Vendredi 1er avril, ce n’était pas un gag, le Café histoire qui se tient au Patio (aux Blagis) s’est ouvert à une histoire plus industrielle que d’habitude. J’y ai été invité à raconter quelques souvenirs des débuts de ma vie professionnelle, les dix ans que j’ai passés comme ingénieur au fond des mines du Nord-Pas-de-Calais. Le froid glacial au dehors n’avait pas dissuadé les habitués.

Le contexte général

Le charbon est au cœur de la révolution industrielle, avant que le pétrole et le gaz viennent compléter les principales sources d’énergie (le charbon reste aujourd’hui la première source pour la production d’électricité dans le monde). Utilisé dès le 13e siècle, il a servi à chauffer les logements (les premiers poêles apparaissent au 16e siècle), à produire de l’acier, à faire fonctionner machines et trains, à produire de l’électricité.

Le charbon est exploité en découverte (Decazeville en France) ou dans des mines souterraines.

En France, le bassin du Nord-Pas-de-Calais a employé plus de 200.000 personnes après la 2e guerre mondiale, avant une fermeture progressive. Le gisement est tourmenté par de nombreuses failles plus ou moins importantes. Les veines de charbon, initialement horizontales, ont été bousculées durant l’histoire géologique. Elles se retrouvent très inclinées (voire proches de la verticale) dans l’est du bassin (exploitation dite en dressant) et peu inclinées à l’ouest (exploitation dite en plateures), là où j’ai travaillé.

Organisation générale de la mine

Une mine souterraine comprend un ou plusieurs puits d’entrée d’air et un ou plusieurs puits de sortie d’air (grâce à de (gros !) ventilateurs). Les puits servent selon le cas au transport du matériel, des hommes et du charbon, mais aussi à l’alimentation en eau, électricité et air comprimé.
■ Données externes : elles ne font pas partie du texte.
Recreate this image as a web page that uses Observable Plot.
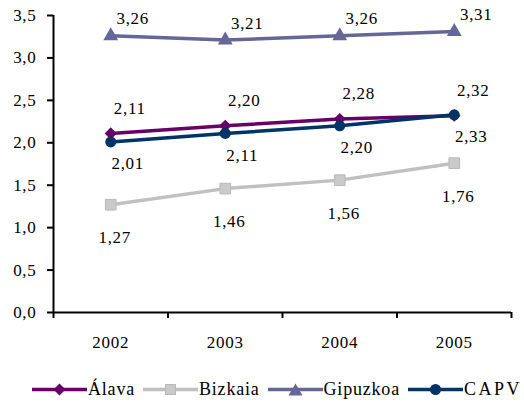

Les puits sont de plus en plus profonds, au fur et à mesure de l’exploitation par « étage ». A chaque étage (-483, -600, -750 au siège 3 de Courrières), un réseau de galeries horizontales (bowettes) est creusé. Des locomotives y circulent, alimentées en électricité (trolley) dans les galeries d’entrée d’air (celles de l’étage le plus profond).

Pour exploiter le charbon d’une veine donnée (généralement épaisse d’environ 0,80 à 1,20 m, mais on exploite dès 60 cm et certaines veines peuvent atteindre par endroit 2m, et plus dans d’autres bassins que celui du Nord-Pas-de-Calais), il faut d’abord y accéder par une voie, puis creuser des voies « au charbon », généralement parallèles, entre lesquelles on exploitera ensuite ce qu’on appelle une « taille ».

Une taille, c’est un front de charbon (entre les deux galeries) que l’on abat avec un rabot (qui prend moins de 10 cm à chaque passage) : les produits sont évacués dans un convoyeur blindé situé juste derrière le rabot. Derrière, il y a un passage pour la circulation des hommes, d’environ 1 m de large (et d’une hauteur correspondant à l’épaisseur de la veine, donc entre 0,6 et 2 m, plus souvent environ 0,8m). Ce passage reste ouvert parce que la roche au-dessus est soutenue par du matériel de soutien : en bois à l’origine, quand la profondeur est faible, puis par des étançons en acier, puis enfin par du soutènement marchant, tenu par des vérins hydrauliques.   Voir dans cette vidéo très bien faite, en ayant dans l’idée qu’elle est réalisée dans des veines assez épaisses (plutôt 2m que 1 seul).

Catastrophes minières

La mine où je travaille garde la mémoire de la catastrophe qui l’a frappée en 1906, faisant 1099 morts.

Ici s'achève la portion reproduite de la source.